Passive investors are driving returns in emerging-market debt like never before. Want proof? Check Google. Bank of America Corp. says online searches are a leading indicator of performance in developing-market bonds, with the relationship particularly pronounced in dollar debt. The logic behind these striking claims runs like this. As exchange-traded funds have doubled in size over the past two years, asset prices are moving to the ebbs and flows of passive allocations amid relentless uptake from retail and institutional investors. Trawls on Google, surprisingly, are a bellwether for both flows and returns, the bank argues.

“We find external debt to be most affected by ETF flows,” strategists led by David Hauner wrote in a report Tuesday. “Our statistical analysis suggests that ‘Google’ searches for ‘emerging markets’ are a leading indicator of returns of EM asset classes.”

The relationship between Google searches and performance is especially notable in dollar-denominated EM debt, which is dominated by offshore investors and can prove particularly illiquid. That explains why the asset class is likely to be more sensitive to internet inquiries and flows of the ETF variety, according to the bank.

Credits like Pakistan, Mexico, the Philippines and Ukraine stand out for their particularly high correlations as passive instruments hold a larger share of their outstanding debt, the strategists said.
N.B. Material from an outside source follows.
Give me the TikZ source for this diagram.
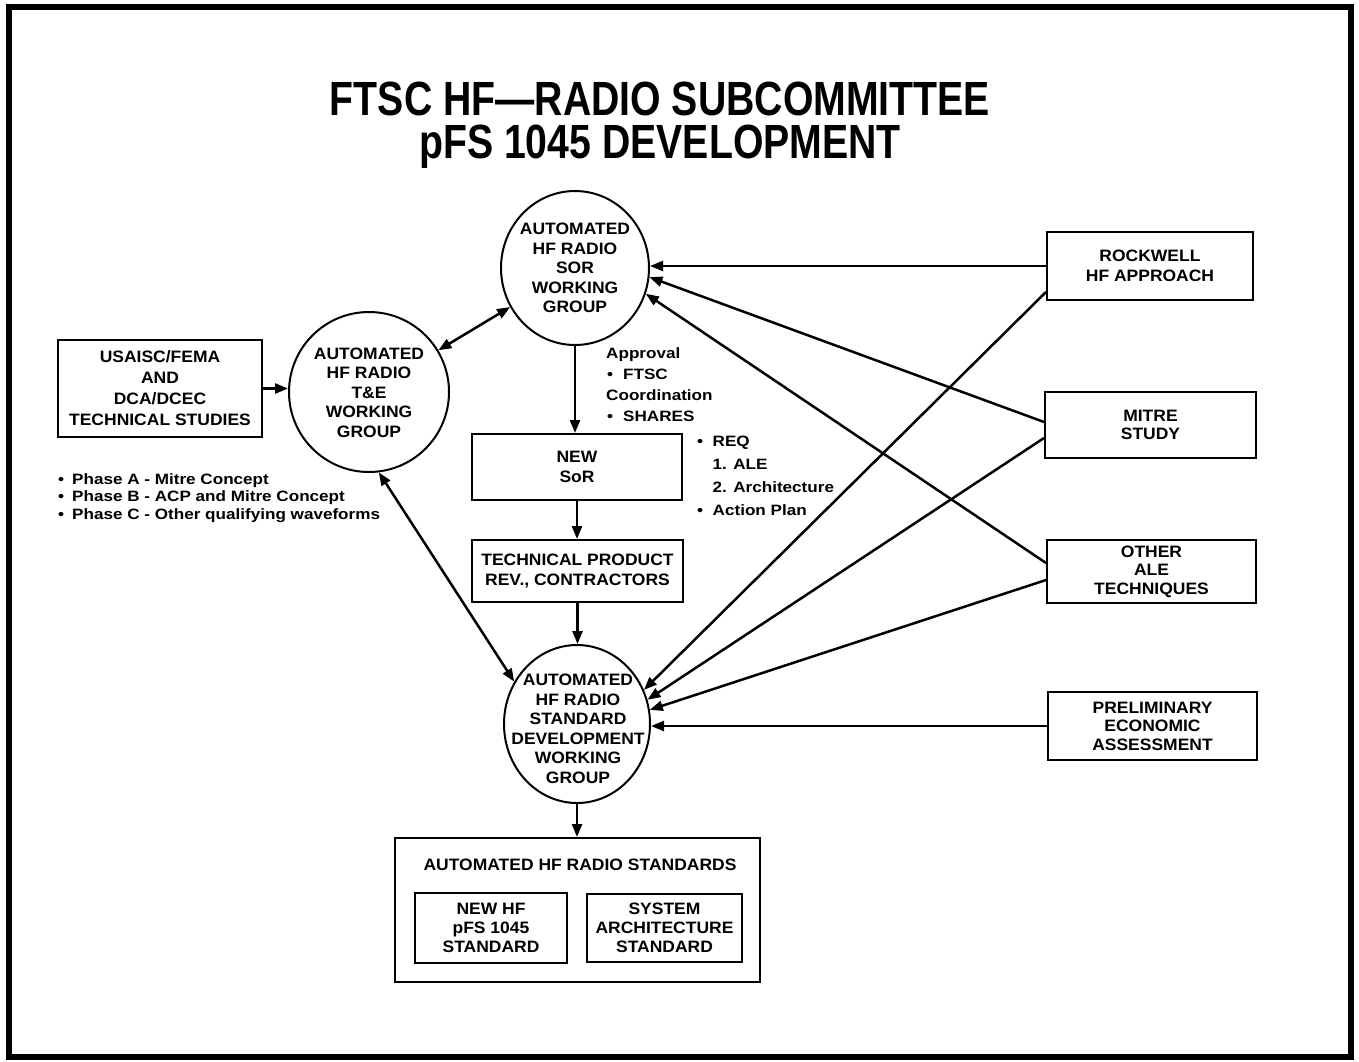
\documentclass[tikz,border=0pt]{standalone}
\usepackage{fontspec}
\setmainfont{Liberation Sans}
\newfontfamily\bodyfont{Liberation Sans}[FakeStretch=1.06]
\newfontfamily\notefont{Liberation Sans}[FakeStretch=1.14]
\newfontfamily\titlefont{Liberation Sans}[FakeStretch=0.817]
\usetikzlibrary{arrows.meta,shapes.geometric}
\tikzset{
  boxst/.style={draw, line width=2pt, rectangle, align=center, inner sep=0pt,
    font=\bodyfont\bfseries\fontsize{16.5}{19.5}\selectfont},
  ellst/.style={draw, line width=2pt, ellipse, inner sep=0pt},
  txtst/.style={align=center, inner sep=0pt,
    font=\bodyfont\bfseries\fontsize{16.5}{19.5}\selectfont},
  notest/.style={align=left, inner sep=0pt, anchor=north west},
  titlest/.style={inner sep=0pt, anchor=north, align=center,
    font=\titlefont\bfseries\fontsize{48}{43}\selectfont},
  arrst/.style={line width=2.5pt, -{Triangle[length=13pt,width=10pt]}},
  darrst/.style={line width=2.5pt, {Triangle[length=13pt,width=10pt]}-{Triangle[length=13pt,width=10pt]}}
}
\begin{document}
\begin{tikzpicture}[x=1pt,y=-1pt]
\useasboundingbox (0,0) rectangle (1359,1061);
\draw[line width=5.5pt] (9,7) rectangle (1351,1057);

% title
\node[titlest] (title) at (660,81.5) {FTSC HF—RADIO SUBCOMMITTEE\\pFS 1045 DEVELOPMENT};

% circles
\node[ellst, minimum width=148pt, minimum height=154pt] (sor) at (575,268) {};
\node[txtst] (sortxt) at (575,268) {AUTOMATED\\HF RADIO\\SOR\\WORKING\\GROUP};

\node[ellst, minimum width=160pt, minimum height=160pt] (te) at (369,392) {};
\node[txtst] (tetxt) at (369,392.5) {AUTOMATED\\HF RADIO\\T\&E\\WORKING\\GROUP};

\node[ellst, minimum width=146pt, minimum height=158pt] (std) at (577,724) {};
\node[txtst] (stdtxt) at (578,729) {AUTOMATED\\HF RADIO\\STANDARD\\DEVELOPMENT\\WORKING\\GROUP};

% boxes
\node[boxst, minimum width=204pt, minimum height=97pt,
  font=\bodyfont\bfseries\fontsize{16.5}{21}\selectfont] (usa) at (160,388.5)
  {USAISC/FEMA\\AND\\DCA/DCEC\\TECHNICAL STUDIES};
\node[boxst, minimum width=210pt, minimum height=66pt,
  font=\bodyfont\bfseries\fontsize{16.5}{20}\selectfont] (new) at (577,467) {NEW\\SoR};
\node[boxst, minimum width=211pt, minimum height=62pt,
  font=\bodyfont\bfseries\fontsize{16.5}{20}\selectfont] (tech) at (577.5,571)
  {TECHNICAL PRODUCT\\REV., CONTRACTORS};

\node[boxst, minimum width=206pt, minimum height=68pt,
  font=\bodyfont\bfseries\fontsize{16.5}{20}\selectfont] (rock) at (1150,266) {ROCKWELL\\HF APPROACH};
\node[boxst, minimum width=211pt, minimum height=66pt,
  font=\bodyfont\bfseries\fontsize{16.5}{18.5}\selectfont] (mitre) at (1150.5,425) {MITRE\\STUDY};
\node[boxst, minimum width=209pt, minimum height=63pt,
  font=\bodyfont\bfseries\fontsize{16.5}{18.5}\selectfont] (other) at (1151.5,571.5) {OTHER\\ALE\\TECHNIQUES};
\node[boxst, minimum width=209pt, minimum height=68pt,
  font=\bodyfont\bfseries\fontsize{16.5}{18.5}\selectfont] (prelim) at (1152.5,726) {PRELIMINARY\\ECONOMIC\\ASSESSMENT};

% bottom standards box
\node[boxst, minimum width=365pt, minimum height=144pt] (big) at (577.5,910) {};
\node[txtst, anchor=base] (bigtitle) at (580,870) {AUTOMATED HF RADIO STANDARDS};
\node[boxst, minimum width=152pt, minimum height=70pt,
  font=\bodyfont\bfseries\fontsize{16.5}{19}\selectfont] (std1) at (491,928) {NEW HF\\pFS 1045\\STANDARD};
\node[boxst, minimum width=155pt, minimum height=68pt,
  font=\bodyfont\bfseries\fontsize{16.5}{19}\selectfont] (std2) at (664.5,928) {SYSTEM\\ARCHITECTURE\\STANDARD};

% notes
\node[notest, font=\notefont\bfseries\fontsize{15}{21.3}\selectfont] (appr) at (606,347)
  {Approval\\\makebox[17pt][l]{\hspace{1pt}\textbullet}FTSC\\Coordination\\\makebox[17pt][l]{\hspace{1pt}\textbullet}SHARES};
\node[notest, font=\notefont\bfseries\fontsize{15}{23}\selectfont] (req) at (697,436.3)
  {\makebox[15.5pt][l]{\textbullet}REQ\\\makebox[15.5pt][l]{}1. ALE\\\makebox[15.5pt][l]{}2. Architecture\\\makebox[15.5pt][l]{\textbullet}Action Plan};
\node[notest, font=\notefont\bfseries\fontsize{15}{17.5}\selectfont] (phase) at (58,473)
  {\makebox[14pt][l]{\textbullet}Phase A - Mitre Concept\\\makebox[14pt][l]{\textbullet}Phase B - ACP and Mitre Concept\\\makebox[14pt][l]{\textbullet}Phase C - Other qualifying waveforms};

% connectors
\draw[arrst] (usa.east) -- (usa.east -| te.west);
\draw[darrst] (te) -- (sor);
\draw[darrst] (te.-83) -- (std.146);
\draw[arrst] (sor.south) -- (sor.south |- new.north);
\draw[arrst] (new.south) -- (new.south |- tech.north);
\draw[arrst] (tech.south) -- (tech.south |- std.north);
\draw[arrst] (std.south) -- (std.south |- big.north);

\draw[arrst] (rock.west) -- (rock.west -| sor.east);
\draw[arrst] ([yshift=3pt]mitre.west) -- (sor.-7);
\draw[arrst] ([yshift=8.5pt]other.west) -- (sor.-20);
\draw[arrst] ([yshift=-26pt]rock.west) -- (std.27);
\draw[arrst] ([yshift=-13pt]mitre.west) -- (std.19);
\draw[arrst] ([yshift=-8.5pt]other.west) -- (std.11);
\draw[arrst] (prelim.west) -- (prelim.west -| std.east);
\end{tikzpicture}
\end{document}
All told, swelling passive allocations could spell trouble should markets turn, the bank warns.

“As the credit cycle matures, outflows from debt ETFs are becoming an increasing risk for market liquidity,” Hauner and team wrote. “The bouts of outflows that interrupted the relentless inflow of the past couple of years highlighted that markets are not well positioned to absorb concerted ETF selling.”